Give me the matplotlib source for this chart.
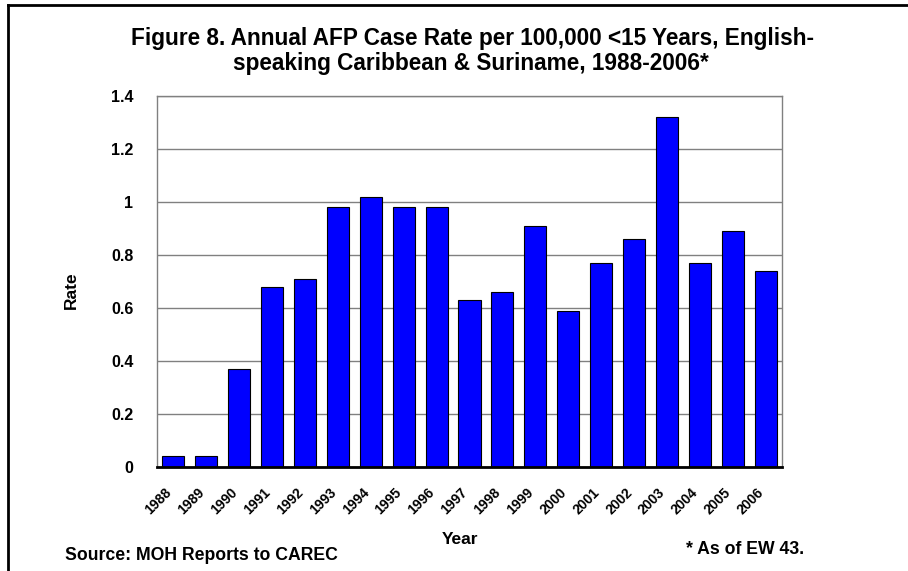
import matplotlib.pyplot as plt
from matplotlib.lines import Line2D
from matplotlib.transforms import ScaledTranslation

plt.rcParams['font.family'] = ['Liberation Sans', 'DejaVu Sans']
plt.rcParams['font.weight'] = 'bold'

years = ['1988', '1989', '1990', '1991', '1992', '1993', '1994', '1995', '1996', '1997',
         '1998', '1999', '2000', '2001', '2002', '2003', '2004', '2005', '2006']
rates = [0.04, 0.04, 0.37, 0.68, 0.71, 0.98, 1.02, 0.98, 0.98, 0.63,
         0.66, 0.91, 0.59, 0.77, 0.86, 1.32, 0.77, 0.89, 0.74]
yticks = [0, 0.2, 0.4, 0.6, 0.8, 1, 1.2, 1.4]
ytick_labels = ['0', '0.2', '0.4', '0.6', '0.8', '1', '1.2', '1.4']

W, H = 908, 571
fig = plt.figure(figsize=(W / 100, H / 100), dpi=100)
ax = fig.add_axes([157 / W, 1 - 467 / H, (782 - 157) / W, (467 - 96) / H])

x = list(range(len(years)))
ax.bar(x, rates, width=0.67, color='#0000ff', edgecolor='black', linewidth=0.8, zorder=3)

ax.set_xlim(-0.5, len(years) - 0.5)
ax.set_ylim(0, 1.4)
ax.set_yticks(yticks)
ax.set_yticklabels(ytick_labels, fontsize=11.5, fontweight='bold')
ax.set_xticks(x)
ax.set_xticklabels(years, rotation=45, ha='right', va='top', rotation_mode='anchor',
                   fontsize=10, fontweight='bold')
ax.tick_params(axis='y', length=0, pad=17)
ax.tick_params(axis='x', length=0, pad=13)
# nudge rotated year labels left so their ends sit under the bars like the original
shift = ScaledTranslation(-0.09, 0, fig.dpi_scale_trans)
for lab in ax.get_xticklabels():
    lab.set_transform(lab.get_transform() + shift)
ax.grid(axis='y', color='#808080', linewidth=1, zorder=0)

for s in ['left', 'top', 'right']:
    ax.spines[s].set_color('#808080')
    ax.spines[s].set_linewidth(1)
ax.spines['bottom'].set_color('black')
ax.spines['bottom'].set_linewidth(2)
ax.spines['bottom'].set_zorder(4)

fig.text(472 / W, 1 - 45 / H, 'Figure 8. Annual AFP Case Rate per 100,000 <15 Years, English-',
         ha='center', va='baseline', fontsize=16.3, fontweight='bold')
fig.text(471 / W, 1 - 70 / H, 'speaking Caribbean & Suriname, 1988-2006*',
         ha='center', va='baseline', fontsize=16.3, fontweight='bold')

fig.text(71 / W, 1 - 290 / H, 'Rate', rotation=90, ha='center', va='center',
         fontsize=12.5, fontweight='bold')
fig.text(460 / W, 1 - 540 / H, 'Year', ha='center', va='center',
         fontsize=12.5, fontweight='bold')
fig.text(65 / W, 1 - 555 / H, 'Source: MOH Reports to CAREC', ha='left', va='center',
         fontsize=12.7, fontweight='bold')
fig.text(804 / W, 1 - 549 / H, '* As of EW 43.', ha='right', va='center',
         fontsize=12.7, fontweight='bold')

# outer frame (left and top edges visible)
fig.add_artist(Line2D([8 / W, 8 / W], [0, 1 - 5 / H], color='black', linewidth=2,
                      transform=fig.transFigure))
fig.add_artist(Line2D([8 / W, 1], [1 - 5 / H, 1 - 5 / H], color='black', linewidth=2,
                      transform=fig.transFigure))

fig.savefig('out.png', dpi=100)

☆ ☆ ☆ ☆ ☆ ☆ ☆

**Request**
Take the listing above and print it exactly, apart from the pictures.

**Output below**
Give me the matplotlib source for this chart.
import matplotlib.pyplot as plt
from matplotlib.lines import Line2D
from matplotlib.transforms import ScaledTranslation

plt.rcParams['font.family'] = ['Liberation Sans', 'DejaVu Sans']
plt.rcParams['font.weight'] = 'bold'

years = ['1988', '1989', '1990', '1991', '1992', '1993', '1994', '1995', '1996', '1997',
         '1998', '1999', '2000', '2001', '2002', '2003', '2004', '2005', '2006']
rates = [0.04, 0.04, 0.37, 0.68, 0.71, 0.98, 1.02, 0.98, 0.98, 0.63,
         0.66, 0.91, 0.59, 0.77, 0.86, 1.32, 0.77, 0.89, 0.74]
yticks = [0, 0.2, 0.4, 0.6, 0.8, 1, 1.2, 1.4]
ytick_labels = ['0', '0.2', '0.4', '0.6', '0.8', '1', '1.2', '1.4']

W, H = 908, 571
fig = plt.figure(figsize=(W / 100, H / 100), dpi=100)
ax = fig.add_axes([157 / W, 1 - 467 / H, (782 - 157) / W, (467 - 96) / H])

x = list(range(len(years)))
ax.bar(x, rates, width=0.67, color='#0000ff', edgecolor='black', linewidth=0.8, zorder=3)

ax.set_xlim(-0.5, len(years) - 0.5)
ax.set_ylim(0, 1.4)
ax.set_yticks(yticks)
ax.set_yticklabels(ytick_labels, fontsize=11.5, fontweight='bold')
ax.set_xticks(x)
ax.set_xticklabels(years, rotation=45, ha='right', va='top', rotation_mode='anchor',
                   fontsize=10, fontweight='bold')
ax.tick_params(axis='y', length=0, pad=17)
ax.tick_params(axis='x', length=0, pad=13)
# nudge rotated year labels left so their ends sit under the bars like the original
shift = ScaledTranslation(-0.09, 0, fig.dpi_scale_trans)
for lab in ax.get_xticklabels():
    lab.set_transform(lab.get_transform() + shift)
ax.grid(axis='y', color='#808080', linewidth=1, zorder=0)

for s in ['left', 'top', 'right']:
    ax.spines[s].set_color('#808080')
    ax.spines[s].set_linewidth(1)
ax.spines['bottom'].set_color('black')
ax.spines['bottom'].set_linewidth(2)
ax.spines['bottom'].set_zorder(4)

fig.text(472 / W, 1 - 45 / H, 'Figure 8. Annual AFP Case Rate per 100,000 <15 Years, English-',
         ha='center', va='baseline', fontsize=16.3, fontweight='bold')
fig.text(471 / W, 1 - 70 / H, 'speaking Caribbean & Suriname, 1988-2006*',
         ha='center', va='baseline', fontsize=16.3, fontweight='bold')

fig.text(71 / W, 1 - 290 / H, 'Rate', rotation=90, ha='center', va='center',
         fontsize=12.5, fontweight='bold')
fig.text(460 / W, 1 - 540 / H, 'Year', ha='center', va='center',
         fontsize=12.5, fontweight='bold')
fig.text(65 / W, 1 - 555 / H, 'Source: MOH Reports to CAREC', ha='left', va='center',
         fontsize=12.7, fontweight='bold')
fig.text(804 / W, 1 - 549 / H, '* As of EW 43.', ha='right', va='center',
         fontsize=12.7, fontweight='bold')

# outer frame (left and top edges visible)
fig.add_artist(Line2D([8 / W, 8 / W], [0, 1 - 5 / H], color='black', linewidth=2,
                      transform=fig.transFigure))
fig.add_artist(Line2D([8 / W, 1], [1 - 5 / H, 1 - 5 / H], color='black', linewidth=2,
                      transform=fig.transFigure))

fig.savefig('out.png', dpi=100)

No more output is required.